[BEGIN RECORDS FOR THE EXERCISE]
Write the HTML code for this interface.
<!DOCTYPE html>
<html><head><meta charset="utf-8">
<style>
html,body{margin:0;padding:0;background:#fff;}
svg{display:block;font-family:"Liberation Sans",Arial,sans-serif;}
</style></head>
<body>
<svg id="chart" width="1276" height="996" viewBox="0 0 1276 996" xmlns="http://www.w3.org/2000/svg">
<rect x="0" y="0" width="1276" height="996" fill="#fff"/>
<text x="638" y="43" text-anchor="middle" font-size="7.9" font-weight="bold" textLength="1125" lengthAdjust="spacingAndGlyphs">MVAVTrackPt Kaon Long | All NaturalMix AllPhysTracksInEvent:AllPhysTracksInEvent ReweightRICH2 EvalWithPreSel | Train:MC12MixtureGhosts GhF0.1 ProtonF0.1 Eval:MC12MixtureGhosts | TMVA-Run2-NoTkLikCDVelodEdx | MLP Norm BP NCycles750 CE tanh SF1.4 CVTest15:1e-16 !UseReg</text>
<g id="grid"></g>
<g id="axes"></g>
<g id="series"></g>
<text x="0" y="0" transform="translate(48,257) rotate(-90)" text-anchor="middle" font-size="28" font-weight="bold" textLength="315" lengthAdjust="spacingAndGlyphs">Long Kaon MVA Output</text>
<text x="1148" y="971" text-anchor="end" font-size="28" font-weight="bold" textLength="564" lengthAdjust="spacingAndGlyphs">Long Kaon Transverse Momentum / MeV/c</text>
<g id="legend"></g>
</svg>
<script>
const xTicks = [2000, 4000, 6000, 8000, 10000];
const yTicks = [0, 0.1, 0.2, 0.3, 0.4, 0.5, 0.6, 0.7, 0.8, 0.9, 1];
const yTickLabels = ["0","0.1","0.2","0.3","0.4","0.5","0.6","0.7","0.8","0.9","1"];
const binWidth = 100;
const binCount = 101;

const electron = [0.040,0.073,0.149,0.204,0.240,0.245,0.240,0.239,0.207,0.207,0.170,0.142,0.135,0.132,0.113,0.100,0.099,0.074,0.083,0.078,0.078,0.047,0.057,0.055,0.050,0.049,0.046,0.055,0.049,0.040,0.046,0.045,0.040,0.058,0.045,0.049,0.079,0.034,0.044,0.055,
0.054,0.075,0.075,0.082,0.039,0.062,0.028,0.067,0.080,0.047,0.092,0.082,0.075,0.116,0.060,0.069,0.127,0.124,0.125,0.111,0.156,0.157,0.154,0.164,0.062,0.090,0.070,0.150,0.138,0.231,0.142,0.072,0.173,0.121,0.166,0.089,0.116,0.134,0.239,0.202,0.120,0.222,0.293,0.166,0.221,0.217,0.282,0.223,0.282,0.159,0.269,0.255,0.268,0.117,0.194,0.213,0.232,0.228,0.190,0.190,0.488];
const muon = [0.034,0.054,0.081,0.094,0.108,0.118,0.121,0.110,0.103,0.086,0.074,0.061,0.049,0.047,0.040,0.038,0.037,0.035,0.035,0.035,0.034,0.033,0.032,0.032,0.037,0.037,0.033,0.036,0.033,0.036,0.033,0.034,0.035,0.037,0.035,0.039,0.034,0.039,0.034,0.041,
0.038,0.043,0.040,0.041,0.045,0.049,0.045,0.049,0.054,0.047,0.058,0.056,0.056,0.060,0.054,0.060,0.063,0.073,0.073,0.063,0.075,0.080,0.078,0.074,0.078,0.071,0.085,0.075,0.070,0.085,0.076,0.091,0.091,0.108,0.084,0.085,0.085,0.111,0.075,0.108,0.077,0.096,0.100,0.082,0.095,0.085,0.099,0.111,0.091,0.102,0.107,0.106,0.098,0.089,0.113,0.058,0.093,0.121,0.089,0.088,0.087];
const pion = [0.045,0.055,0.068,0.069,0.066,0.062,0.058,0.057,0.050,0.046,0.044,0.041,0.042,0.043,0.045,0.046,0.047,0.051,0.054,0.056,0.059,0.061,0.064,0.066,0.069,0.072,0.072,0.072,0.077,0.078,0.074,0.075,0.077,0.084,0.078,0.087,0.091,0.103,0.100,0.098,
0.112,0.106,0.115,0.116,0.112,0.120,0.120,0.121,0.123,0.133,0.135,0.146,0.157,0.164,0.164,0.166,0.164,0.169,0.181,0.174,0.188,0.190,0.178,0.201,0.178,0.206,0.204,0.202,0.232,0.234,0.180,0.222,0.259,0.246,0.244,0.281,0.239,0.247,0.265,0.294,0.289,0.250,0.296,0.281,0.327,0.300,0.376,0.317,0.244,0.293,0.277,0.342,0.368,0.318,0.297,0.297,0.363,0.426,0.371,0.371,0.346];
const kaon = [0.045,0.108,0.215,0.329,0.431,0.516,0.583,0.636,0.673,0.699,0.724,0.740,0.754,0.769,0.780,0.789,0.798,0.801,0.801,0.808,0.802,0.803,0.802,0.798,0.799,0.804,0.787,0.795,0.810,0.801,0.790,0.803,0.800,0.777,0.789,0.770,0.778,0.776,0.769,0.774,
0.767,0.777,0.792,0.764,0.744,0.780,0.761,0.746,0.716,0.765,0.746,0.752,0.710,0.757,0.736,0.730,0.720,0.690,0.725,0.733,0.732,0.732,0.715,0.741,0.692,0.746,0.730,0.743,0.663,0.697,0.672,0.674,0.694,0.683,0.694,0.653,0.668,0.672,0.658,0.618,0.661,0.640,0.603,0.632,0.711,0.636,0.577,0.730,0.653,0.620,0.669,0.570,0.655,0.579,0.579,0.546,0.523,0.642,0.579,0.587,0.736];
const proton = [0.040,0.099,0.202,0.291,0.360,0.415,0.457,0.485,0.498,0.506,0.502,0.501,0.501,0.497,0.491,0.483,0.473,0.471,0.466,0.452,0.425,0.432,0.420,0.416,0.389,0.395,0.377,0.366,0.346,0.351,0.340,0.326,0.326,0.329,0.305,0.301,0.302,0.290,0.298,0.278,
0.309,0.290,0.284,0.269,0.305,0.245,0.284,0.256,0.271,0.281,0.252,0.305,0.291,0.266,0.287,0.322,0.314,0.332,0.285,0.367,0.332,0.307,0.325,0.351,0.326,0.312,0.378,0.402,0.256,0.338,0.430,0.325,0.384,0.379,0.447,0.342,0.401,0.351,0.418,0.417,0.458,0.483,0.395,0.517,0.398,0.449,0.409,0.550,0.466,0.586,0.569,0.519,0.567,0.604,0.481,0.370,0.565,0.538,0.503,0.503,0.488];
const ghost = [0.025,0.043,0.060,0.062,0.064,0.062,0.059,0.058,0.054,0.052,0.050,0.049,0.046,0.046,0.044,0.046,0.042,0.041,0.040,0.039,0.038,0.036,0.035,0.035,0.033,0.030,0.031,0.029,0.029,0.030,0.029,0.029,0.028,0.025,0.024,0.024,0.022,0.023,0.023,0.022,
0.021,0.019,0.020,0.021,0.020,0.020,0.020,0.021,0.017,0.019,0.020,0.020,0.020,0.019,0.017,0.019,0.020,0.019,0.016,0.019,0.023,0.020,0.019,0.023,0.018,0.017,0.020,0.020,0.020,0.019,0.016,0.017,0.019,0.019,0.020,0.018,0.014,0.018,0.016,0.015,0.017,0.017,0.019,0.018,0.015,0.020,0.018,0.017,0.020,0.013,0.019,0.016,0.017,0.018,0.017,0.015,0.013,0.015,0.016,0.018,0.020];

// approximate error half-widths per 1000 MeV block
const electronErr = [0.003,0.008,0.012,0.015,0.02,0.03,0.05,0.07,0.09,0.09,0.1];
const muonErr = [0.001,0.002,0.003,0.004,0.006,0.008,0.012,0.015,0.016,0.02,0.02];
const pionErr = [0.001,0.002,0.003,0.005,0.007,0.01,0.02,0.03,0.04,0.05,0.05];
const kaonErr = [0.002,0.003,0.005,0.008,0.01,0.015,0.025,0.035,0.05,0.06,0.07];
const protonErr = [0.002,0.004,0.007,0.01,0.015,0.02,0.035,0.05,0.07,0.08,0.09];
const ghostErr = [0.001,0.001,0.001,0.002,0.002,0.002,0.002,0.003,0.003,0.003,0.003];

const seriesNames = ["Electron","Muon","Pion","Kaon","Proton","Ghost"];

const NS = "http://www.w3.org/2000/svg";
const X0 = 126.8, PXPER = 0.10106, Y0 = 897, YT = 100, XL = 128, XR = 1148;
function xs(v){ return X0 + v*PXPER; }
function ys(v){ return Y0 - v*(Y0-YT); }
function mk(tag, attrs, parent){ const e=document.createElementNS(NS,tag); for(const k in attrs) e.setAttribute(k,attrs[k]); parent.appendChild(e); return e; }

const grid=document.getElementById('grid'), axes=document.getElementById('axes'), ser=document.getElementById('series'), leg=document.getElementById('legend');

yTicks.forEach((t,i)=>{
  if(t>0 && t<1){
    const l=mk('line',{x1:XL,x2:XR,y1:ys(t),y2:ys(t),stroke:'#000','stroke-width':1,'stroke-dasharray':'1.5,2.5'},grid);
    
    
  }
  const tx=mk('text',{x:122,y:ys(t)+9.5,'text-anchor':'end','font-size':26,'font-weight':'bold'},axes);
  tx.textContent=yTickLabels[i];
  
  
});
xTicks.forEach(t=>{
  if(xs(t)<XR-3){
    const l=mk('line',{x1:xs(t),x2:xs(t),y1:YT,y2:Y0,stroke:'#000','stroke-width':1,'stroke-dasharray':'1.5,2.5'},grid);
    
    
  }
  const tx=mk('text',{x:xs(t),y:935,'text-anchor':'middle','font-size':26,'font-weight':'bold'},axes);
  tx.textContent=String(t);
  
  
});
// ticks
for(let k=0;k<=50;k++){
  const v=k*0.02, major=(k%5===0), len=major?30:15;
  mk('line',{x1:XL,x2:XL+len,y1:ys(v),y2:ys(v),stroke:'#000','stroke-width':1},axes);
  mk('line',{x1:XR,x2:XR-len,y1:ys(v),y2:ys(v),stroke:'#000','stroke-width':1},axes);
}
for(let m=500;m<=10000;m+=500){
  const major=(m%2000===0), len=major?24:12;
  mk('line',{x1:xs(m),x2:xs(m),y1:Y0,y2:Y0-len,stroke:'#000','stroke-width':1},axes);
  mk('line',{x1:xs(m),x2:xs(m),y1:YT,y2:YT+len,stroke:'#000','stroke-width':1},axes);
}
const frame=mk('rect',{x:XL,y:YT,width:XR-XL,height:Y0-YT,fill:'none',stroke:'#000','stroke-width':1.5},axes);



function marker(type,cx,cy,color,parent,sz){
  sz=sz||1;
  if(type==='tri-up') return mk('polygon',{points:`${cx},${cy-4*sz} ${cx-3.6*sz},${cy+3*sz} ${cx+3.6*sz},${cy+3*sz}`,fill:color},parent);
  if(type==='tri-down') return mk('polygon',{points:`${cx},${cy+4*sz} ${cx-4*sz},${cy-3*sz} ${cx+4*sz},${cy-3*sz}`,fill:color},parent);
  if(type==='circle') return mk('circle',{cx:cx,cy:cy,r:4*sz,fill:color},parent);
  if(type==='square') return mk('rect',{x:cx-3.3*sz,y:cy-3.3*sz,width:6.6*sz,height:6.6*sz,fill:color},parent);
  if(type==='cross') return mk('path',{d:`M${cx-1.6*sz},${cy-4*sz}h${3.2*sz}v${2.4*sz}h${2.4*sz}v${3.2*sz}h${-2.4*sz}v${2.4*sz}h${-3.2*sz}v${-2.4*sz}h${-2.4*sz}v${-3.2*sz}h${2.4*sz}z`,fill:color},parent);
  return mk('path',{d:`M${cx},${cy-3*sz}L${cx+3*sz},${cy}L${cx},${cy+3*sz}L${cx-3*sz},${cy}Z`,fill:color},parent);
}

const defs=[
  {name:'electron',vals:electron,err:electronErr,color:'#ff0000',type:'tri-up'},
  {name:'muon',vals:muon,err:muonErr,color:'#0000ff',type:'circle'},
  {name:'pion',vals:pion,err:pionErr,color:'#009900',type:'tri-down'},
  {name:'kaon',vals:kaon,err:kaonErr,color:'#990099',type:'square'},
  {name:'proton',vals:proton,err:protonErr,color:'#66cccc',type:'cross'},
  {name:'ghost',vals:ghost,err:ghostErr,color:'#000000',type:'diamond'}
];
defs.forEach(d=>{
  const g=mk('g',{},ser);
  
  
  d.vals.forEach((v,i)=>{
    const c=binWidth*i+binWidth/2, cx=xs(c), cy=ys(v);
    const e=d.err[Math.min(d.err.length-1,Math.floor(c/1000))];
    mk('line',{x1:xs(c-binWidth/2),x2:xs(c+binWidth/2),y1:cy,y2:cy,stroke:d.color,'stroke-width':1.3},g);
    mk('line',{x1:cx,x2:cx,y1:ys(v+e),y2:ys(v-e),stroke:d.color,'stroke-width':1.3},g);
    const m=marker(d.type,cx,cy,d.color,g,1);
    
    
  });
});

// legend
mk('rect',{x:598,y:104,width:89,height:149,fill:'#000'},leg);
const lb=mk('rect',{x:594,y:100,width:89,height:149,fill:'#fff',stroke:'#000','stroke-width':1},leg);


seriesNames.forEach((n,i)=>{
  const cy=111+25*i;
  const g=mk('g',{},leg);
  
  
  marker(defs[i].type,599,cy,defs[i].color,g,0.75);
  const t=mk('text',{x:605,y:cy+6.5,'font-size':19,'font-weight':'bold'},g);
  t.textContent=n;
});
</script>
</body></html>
[END RECORDS FOR THE EXERCISE]
[BEGIN RECORDS FOR THE EXERCISE]
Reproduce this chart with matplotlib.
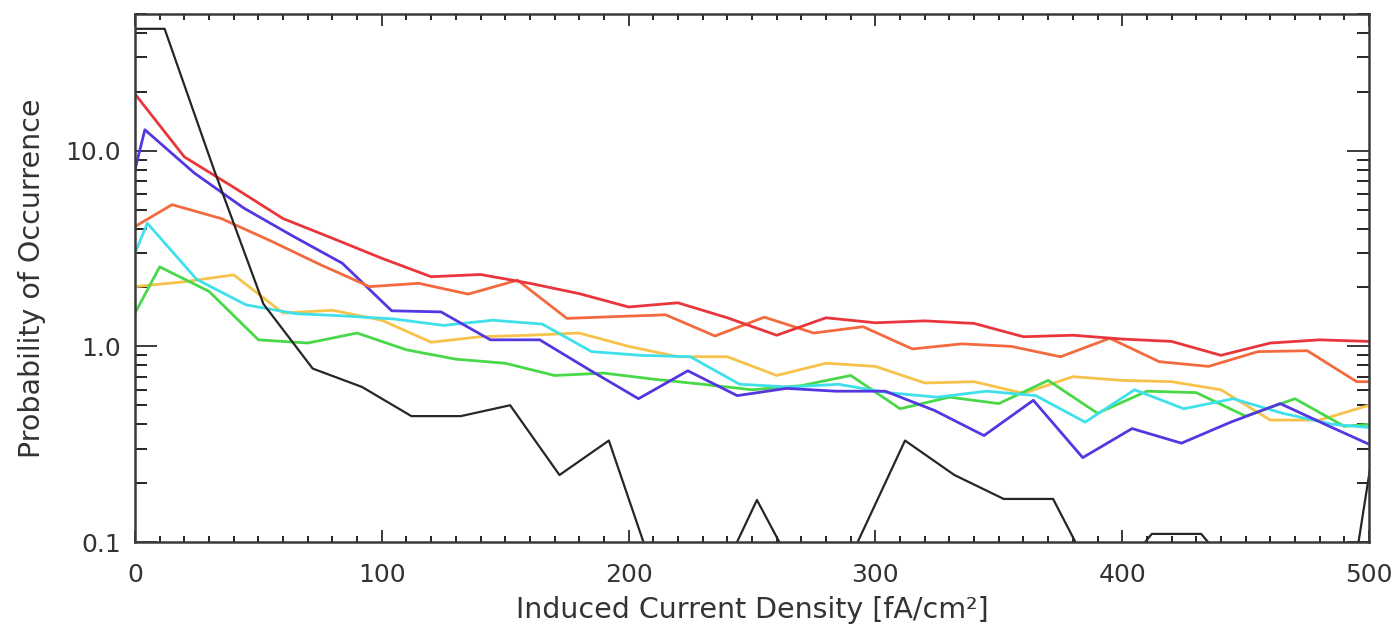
[END RECORDS FOR THE EXERCISE]
SET TASK: Go through the listing above and pull out each line containing the word "this".

OUTPUT BELOW:
Write the HTML code for this interface.
Reproduce this chart with matplotlib.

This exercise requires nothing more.